Myanmar will hold its first general election in two decades on November 7, state media has reported.
The polls will be the first since 1990 when the party of Aung San Suu Kyi, the detained pro-democracy leader, won a landslide victory but was not allowed to take power.
Western countries fear that the boycott-hit election is a sham to tighten the grip of the military rulers who have ruled the country for the last 50 years.
The United States said on Friday that the circumstances that the polls were being held in meant that they could not be "inclusive or credible".
"Given the oppressive political environment in Burma, there is not a level playing field for these elections," Philip Crowley, the US state department spokesman, said, using the previous name for Myanmar.

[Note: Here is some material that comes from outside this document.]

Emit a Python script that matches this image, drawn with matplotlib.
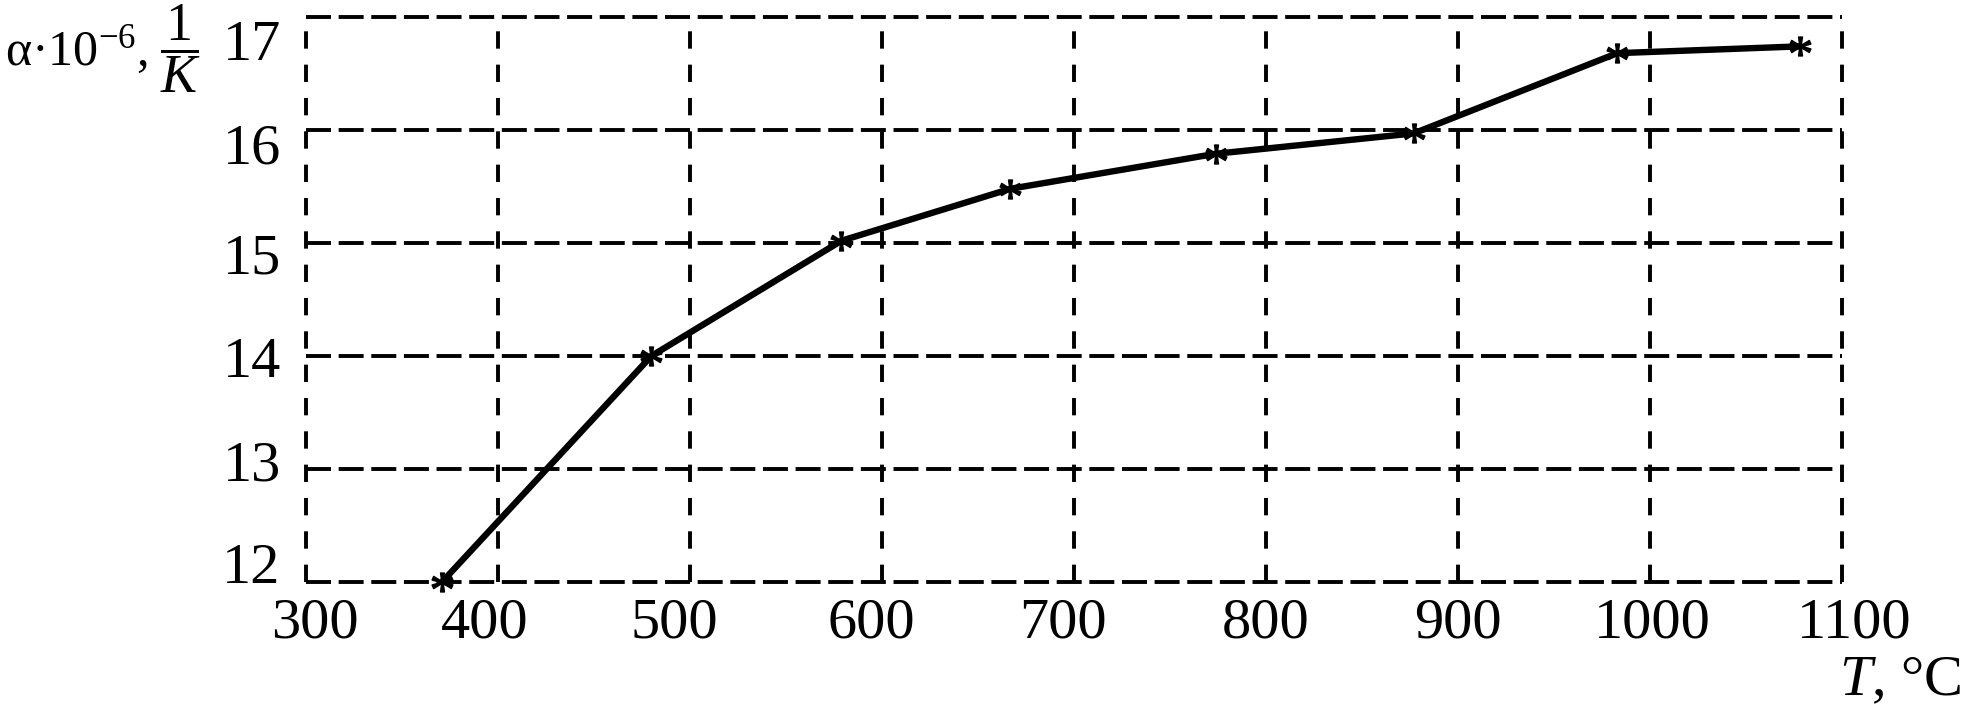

Suu Kyi's National League for Democracy party (NLD), officially banned after it missed the deadline to be re-registered, is not taking part the polls.
Its officials say newly-framed rules would in effect have forced it to expel Suu Kyi and other members in prison, making it hard for them to take part in the elections.
The election falls just days before Suu Kyi's latest term of house arrest is due to expire on November 13.
The spokesman for her party said the date was too soon to allow sufficient time for party campaigning.
"Without freedom of media or expression, the elections cannot be either free or fair,'' Nyan Win said.
The party was disbanded in May because it refused to register.
On Wednesday, state television announced that the election commission, the governing body for the polls, had designated constituencies for the two-chamber national parliament, as well as regional parliaments.
The 440-member House of Representatives will have 330 elected civilians and 110 military representatives, while the 224-member House of Nationalities will seat 168 elected candidates and 56 nominated by the military chief.
However, several parties which plan to run in the polls are already critical of the official process.
"There may be some possibility for an anti-junta vote, however the outcome of the election is bound to be pro-junta."
Larry Jagan, a Southeast Asia expert.
Forty political parties have registered to contest the elections, and six others are awaiting approval to run.
The leader of the Democratic Party said that they had complained to the election commission that police are intimidating its members.
Police visited party members' homes in Yangon and asked for personal data and photographs, Thu Wai, the party's chairman, said.
"This amounts to intimidation. Party members don't want to deal with the police and some members could resign for fear of harassment.''
Phyo Min Thein, a former political prisoner, resigned as head of the Union Democratic Party (UDP) last week and said he would not participate in the election.
Larry Jagan, a Southeast Asia expert, told Al Jazeera that it was impossible to have a free and fair vote.
"There is little doubt about intimidation and the buying of votes," Jagan said.
"Several opposition politicians have been picked up by the police recently and questioned.
"However, while the NLD may have felt the situation was unacceptable, they have [also] condemned anyone who is running. I think that is a mistake.
"I suspect the vote on the day will be free, it was in 1990 ... and so there is a possibility that anyone who is anti-government will look for parties that are not closely associated with the junta."
A 2008 constitution adopted as part of a "roadmap to democracy" stipulates that 25 per cent of parliamentary seats go to the military. It stipulates that no amendments to the charter can be made without the consent of more than 75 per cent of politicians.
Suu Kyi has spent 15 of the past 21 years in detention and remains under house arrest, while more than 2,000 political prisoners are behind bars.